I also think that one of the reasons why we have gotten so far away from the body is because poetry has in many ways become a book, or a font. People always ask- “What font are you using?” and there are even places that don’t let you use certain fonts. We do most of our poet-ing on a computer. Whereas, on the tour [of Sampsonia Way] this morning, Hannah talked about the House Poem-Huang Xiang’s house with his poems painted on it. She said “Huang Xiang read his house.” And I thought, That’s what’s missing! It’s like when you write in a notebook, and just suddenly understand-Oh the pen is my hand. It’s my body. And even though these are just thoughts or wonders, it’s the energy of my body that I am trying to put on the page. So again, to think of letters as physical, as bodies.

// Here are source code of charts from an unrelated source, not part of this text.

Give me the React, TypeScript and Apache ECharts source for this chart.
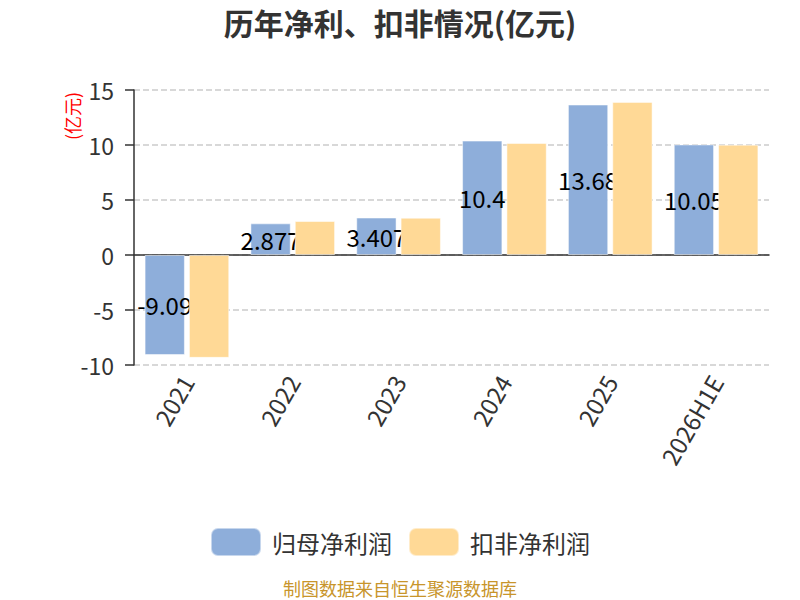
import React, { useEffect, useRef } from "react";
import * as echarts from "echarts";

const categories = ["2021", "2022", "2023", "2024", "2025", "2026H1E"];
const netProfit = [-9.09, 2.877, 3.407, 10.4, 13.68, 10.05];
const deductedProfit = [-9.35, 3.09, 3.39, 10.18, 13.92, 10.03];
const seriesNames = ["归母净利润", "扣非净利润"];

const FONT = "Noto Sans CJK SC";

export default function App() {
  const ref = useRef<HTMLDivElement>(null);
  useEffect(() => {
    if (!ref.current) return;
    const chart = echarts.init(ref.current, undefined, { renderer: "svg" });
    chart.setOption({
      animation: false,
      textStyle: { fontFamily: FONT },
      title: {
        text: "历年净利、扣非情况(亿元)",
        left: "center",
        top: 2,
        textStyle: { fontSize: 30, fontWeight: "bold", color: "#333", fontFamily: FONT },
      },
      legend: {
        top: 522,
        left: "center",
        itemWidth: 50,
        itemHeight: 28,
        itemGap: 16,
        data: seriesNames,
        textStyle: { fontSize: 24, color: "#333", fontFamily: FONT, padding: [0, 0, 0, 6] },
      },
      grid: { left: 134, right: 31, top: 90, bottom: 235 },
      xAxis: {
        type: "category",
        data: categories,
        axisLine: { lineStyle: { color: "#333", width: 1.5 } },
        axisTick: { length: 8, lineStyle: { color: "#333", width: 1.5 } },
        axisLabel: { rotate: 60, fontSize: 24, color: "#333", margin: 12, fontFamily: FONT },
      },
      yAxis: {
        type: "value",
        min: -10,
        max: 15,
        interval: 5,
        axisLine: { show: true, lineStyle: { color: "#333", width: 1.5 } },
        axisTick: { show: true, length: 9, lineStyle: { color: "#333", width: 1.5 } },
        axisLabel: { fontSize: 23, color: "#333", margin: 20, fontFamily: FONT },
        splitLine: { lineStyle: { type: "dashed", color: "#ccc", width: 1.5 } },
      },
      graphic: [
        {
          type: "text",
          x: 72,
          y: 116,
          rotation: Math.PI / 2,
          style: {
            text: "(亿元)",
            fill: "#ff0000",
            fontSize: 18,
            fontFamily: FONT,
            align: "center",
            verticalAlign: "middle",
          },
        },
        {
          type: "text",
          x: 400,
          y: 588,
          style: {
            text: "制图数据来自恒生聚源数据库",
            fill: "#c8952b",
            fontSize: 18,
            fontFamily: FONT,
            align: "center",
            verticalAlign: "middle",
          },
        },
      ],
      series: [
        {
          name: seriesNames[0],
          type: "bar",
          data: netProfit,
          barGap: "10%",
          barCategoryGap: "20%",
          itemStyle: { color: "#8eaeda", borderColor: "rgba(255,255,255,0.5)", borderWidth: 1 },
          label: {
            show: true,
            position: "inside",
            fontSize: 24,
            color: "#000",
            fontFamily: FONT,
          },
          z: 2,
        },
        {
          name: seriesNames[1],
          type: "bar",
          data: deductedProfit,
          barGap: "10%",
          barCategoryGap: "20%",
          itemStyle: { color: "#ffd996", borderColor: "rgba(255,255,255,0.5)", borderWidth: 1 },
          z: 3,
        },
      ],
    });
    return () => chart.dispose();
  }, []);
  return (
    <div
      ref={ref}
      style={{ position: "absolute", left: 0, top: 0, width: 800, height: 600 }}
    />
  );
}
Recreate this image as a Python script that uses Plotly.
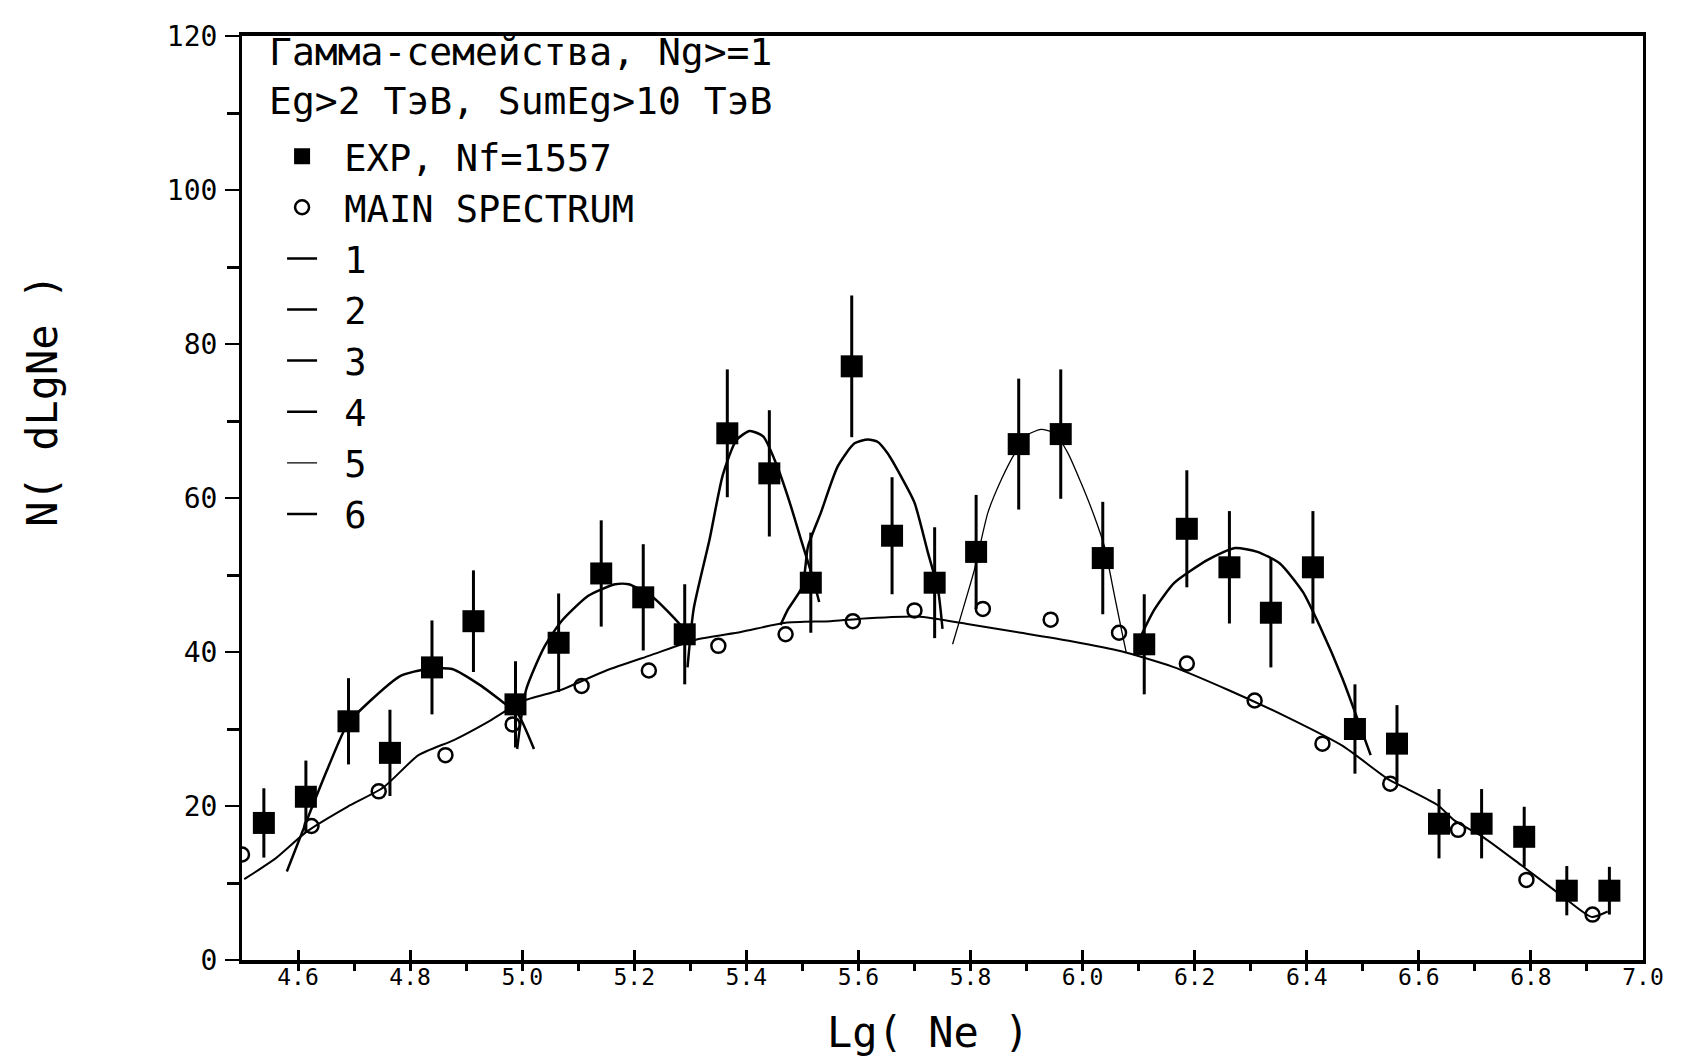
import plotly.graph_objects as go

# ---- data ----
exp_x = [4.539, 4.614, 4.690, 4.764, 4.839, 4.913, 4.988, 5.065, 5.141, 5.216, 5.290,
         5.366, 5.441, 5.515, 5.588, 5.660, 5.736, 5.810, 5.886, 5.961, 6.036, 6.110,
         6.186, 6.262, 6.336, 6.411, 6.486, 6.561, 6.636, 6.712, 6.788, 6.864, 6.940]
exp_y = [17.8, 21.2, 31.0, 26.9, 38.0, 44.0, 33.2, 41.2, 50.2, 47.1, 42.3,
         68.4, 63.2, 49.0, 77.1, 55.1, 49.0, 53.0, 67.0, 68.3, 52.2, 41.0,
         56.0, 51.0, 45.1, 51.0, 30.0, 28.1, 17.7, 17.7, 16.0, 9.0, 9.0]
exp_err = [4.5, 4.7, 5.6, 5.6, 6.1, 6.6, 5.6, 6.4, 6.9, 6.9, 6.5,
           8.3, 8.2, 6.5, 9.2, 7.6, 7.2, 7.4, 8.5, 8.4, 7.3, 6.5,
           7.6, 7.3, 7.1, 7.3, 5.8, 5.0, 4.5, 4.5, 3.9, 3.2, 3.1]

circ_x = [4.500, 4.624, 4.744, 4.863, 4.983, 5.106, 5.226, 5.350, 5.470, 5.590, 5.700,
          5.822, 5.943, 6.065, 6.186, 6.307, 6.428, 6.549, 6.670, 6.792, 6.910]
circ_y = [13.7, 17.4, 21.9, 26.6, 30.6, 35.6, 37.6, 40.8, 42.3, 44.0, 45.4,
          45.6, 44.2, 42.5, 38.5, 33.7, 28.1, 22.9, 16.9, 10.4, 5.9]

main_x = [4.504, 4.56, 4.616, 4.688, 4.752, 4.815, 4.879, 4.943, 5.0, 5.07, 5.15, 5.23,
          5.31, 5.39, 5.47, 5.55, 5.60, 5.706, 5.797, 5.89, 5.98, 6.069, 6.16, 6.262,
          6.363, 6.464, 6.545, 6.58, 6.634, 6.664, 6.714, 6.783, 6.854, 6.908, 6.937]
main_y = [10.5, 13.2, 16.7, 19.9, 22.4, 26.6, 28.6, 31.1, 33.6, 35.1, 37.6, 39.6,
          41.6, 42.6, 43.8, 44.0, 44.3, 44.6, 43.6, 42.5, 41.4, 40.1, 38.1, 35.0,
          31.6, 27.8, 23.5, 22.2, 20.1, 18.1, 16.0, 12.3, 8.4, 5.6, 6.3]

c1_x = [4.58, 4.616, 4.652, 4.688, 4.728, 4.783, 4.831, 4.875, 4.927, 4.967, 4.991, 5.021]
c1_y = [11.5, 18.2, 24.7, 30.6, 33.6, 36.9, 37.8, 37.8, 35.6, 33.4, 32.1, 27.4]
c2_x = [4.991, 5.007, 5.039, 5.07, 5.118, 5.166, 5.19, 5.23, 5.262, 5.29, 5.305]
c2_y = [27.4, 35.1, 40.6, 44.0, 47.3, 48.8, 48.8, 47.3, 45.1, 42.8, 41.0]
c3_x = [5.295, 5.306, 5.334, 5.358, 5.382, 5.406, 5.43, 5.453, 5.477, 5.50, 5.517, 5.53]
c3_y = [38.0, 45.6, 54.5, 63.0, 67.5, 68.7, 68.0, 64.5, 59.5, 54.0, 50.0, 46.5]
c4_x = [5.461, 5.474, 5.50, 5.51, 5.533, 5.563, 5.593, 5.617, 5.634, 5.652, 5.676, 5.70,
        5.724, 5.742, 5.75]
c4_y = [43.5, 45.5, 48.5, 53.7, 58.1, 64.1, 67.1, 67.6, 67.3, 65.8, 62.8, 59.4,
        52.9, 48.1, 43.0]
c5_x = [5.768, 5.783, 5.807, 5.831, 5.855, 5.879, 5.902, 5.926, 5.95, 5.974, 5.997,
        6.021, 6.039, 6.057, 6.069, 6.078]
c5_y = [41.0, 44.7, 50.7, 58.1, 62.4, 65.8, 68.2, 68.9, 68.4, 65.8, 62.0,
        57.6, 53.7, 47.3, 43.0, 39.9]
c6_x = [6.093, 6.128, 6.164, 6.224, 6.272, 6.312, 6.352, 6.393, 6.423, 6.464, 6.489, 6.514]
c6_y = [40.4, 45.5, 49.0, 52.0, 53.5, 53.0, 51.5, 47.8, 43.4, 36.5, 31.6, 26.6]

curve_names = ["1", "2", "3", "4", "5", "6"]
curve_xs = [c1_x, c2_x, c3_x, c4_x, c5_x, c6_x]
curve_ys = [c1_y, c2_y, c3_y, c4_y, c5_y, c6_y]
curve_widths = [2.5, 2.5, 2.5, 2.5, 1.3, 2.5]

exp_name = "EXP, Nf=1557"
main_name = "MAIN SPECTRUM"
header_text = "Гамма-семейства, Ng>=1<br>Eg>2 ТэВ, SumEg>10 ТэВ"
x_title = "Lg( Ne )"
y_title = "N( dLgNe )"

FONT = "DejaVu Sans Mono"
NB = "\u00a0"  # gap between legend symbol and label

fig = go.Figure()

# unlabeled main-spectrum curve
fig.add_trace(go.Scatter(x=main_x, y=main_y, mode="lines", showlegend=False,
                         line=dict(color="black", width=2, shape="spline", smoothing=0.6),
                         hoverinfo="skip"))

for i, (nm, cx, cy, w) in enumerate(zip(curve_names, curve_xs, curve_ys, curve_widths)):
    fig.add_trace(go.Scatter(x=cx, y=cy, mode="lines", name=NB + nm, legendrank=10 + i,
                             line=dict(color="black", width=w, shape="spline", smoothing=0.6)))

fig.add_trace(go.Scatter(x=exp_x, y=exp_y, mode="markers", name=NB + exp_name,
                         legendrank=1,
                         marker=dict(symbol="square", size=22, color="black"),
                         error_y=dict(type="data", array=exp_err, visible=True,
                                      width=0, thickness=3, color="black")))
fig.add_trace(go.Scatter(x=circ_x, y=circ_y, mode="markers", name=NB + main_name,
                         legendrank=2,
                         marker=dict(symbol="circle-open", size=14, color="black",
                                     line=dict(width=2.5, color="black"))))

fig.update_layout(
    width=1684, height=1056,
    margin=dict(l=234, r=49, t=25, b=104),
    paper_bgcolor="white", plot_bgcolor="white",
    font=dict(family=FONT, color="black"),
    showlegend=True,
    legend=dict(x=0.0286, y=0.903, xanchor="left", yanchor="top",
                bgcolor="rgba(0,0,0,0)", borderwidth=0, maxheight=900,
                font=dict(family=FONT, size=37, color="black"),
                tracegroupgap=0, itemwidth=30, traceorder="normal"),
    xaxis=dict(range=[4.5, 7.0], tick0=4.6, dtick=0.2, tickformat=".1f",
               showgrid=False, zeroline=False,
               showline=True, linecolor="black", linewidth=4, mirror=True,
               ticks="inside", ticklen=10, tickwidth=3, tickcolor="black",
               ticklabelstandoff=-7,
               tickfont=dict(family=FONT, size=23, color="black"),
               minor=dict(dtick=0.1, ticks="outside", ticklen=7, tickwidth=3,
                          tickcolor="black", showgrid=False)),
    yaxis=dict(range=[0, 120], dtick=20, showgrid=False, zeroline=False,
               showline=True, linecolor="black", linewidth=3, mirror=True,
               ticks="outside", ticklen=14, tickwidth=2, tickcolor="black",
               ticklabelstandoff=2,
               tickfont=dict(family=FONT, size=28, color="black"),
               minor=dict(dtick=10, ticks="outside", ticklen=12, tickwidth=3,
                          tickcolor="black", showgrid=False)),
    annotations=[
        dict(text=header_text, xref="paper", yref="paper", x=0.018, y=1.009,
             xanchor="left", yanchor="top", align="left", showarrow=False,
             font=dict(family=FONT, size=38, color="black")),
        dict(text=x_title, xref="paper", yref="paper", x=0.49, y=-0.079,
             xanchor="center", yanchor="middle", showarrow=False,
             font=dict(family=FONT, size=42, color="black")),
        dict(text=y_title, xref="paper", yref="paper", x=-0.143, y=0.606,
             xanchor="center", yanchor="middle", showarrow=False, textangle=-90,
             font=dict(family=FONT, size=42, color="black")),
    ],
)

fig.write_html("out.html")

The alphabet is a body, that is carrying our bodies. One of the things I’m really interested in doing right now, it might seem a little bit silly, but something that I am doing with my students is I want them to write all the iterations of a letter. Now we just have the letter A or the letter B, but I want them to paint with a big brush and India ink, and suddenly to realize, Oh this is an art form. A letter is an art form, you know? It took an amount of time to draw it, to find pigments to create something that would last on a wall, or on a tablet, or on a scroll. I think we’re not far from returning to that, even though it seems like we are so far down the road from it. It feels lucky to have that consideration, because I think what it allows me to do is to understand still, the risk of feeling on the page. Even reading poems from my first book, or reading new work I’m doing now, whether it’s about something traumatic or grotesque or about love, it still feels like work to me. It still feels like emotional work. I think that is what has let me stay in poetry. It’s also the same thing that drew me to basketball. I understood the body that was involved and what was being asked of the body, and that sometimes, it was a little bit impossible, but you could still end up somewhere near to impossible, near what you tried to do.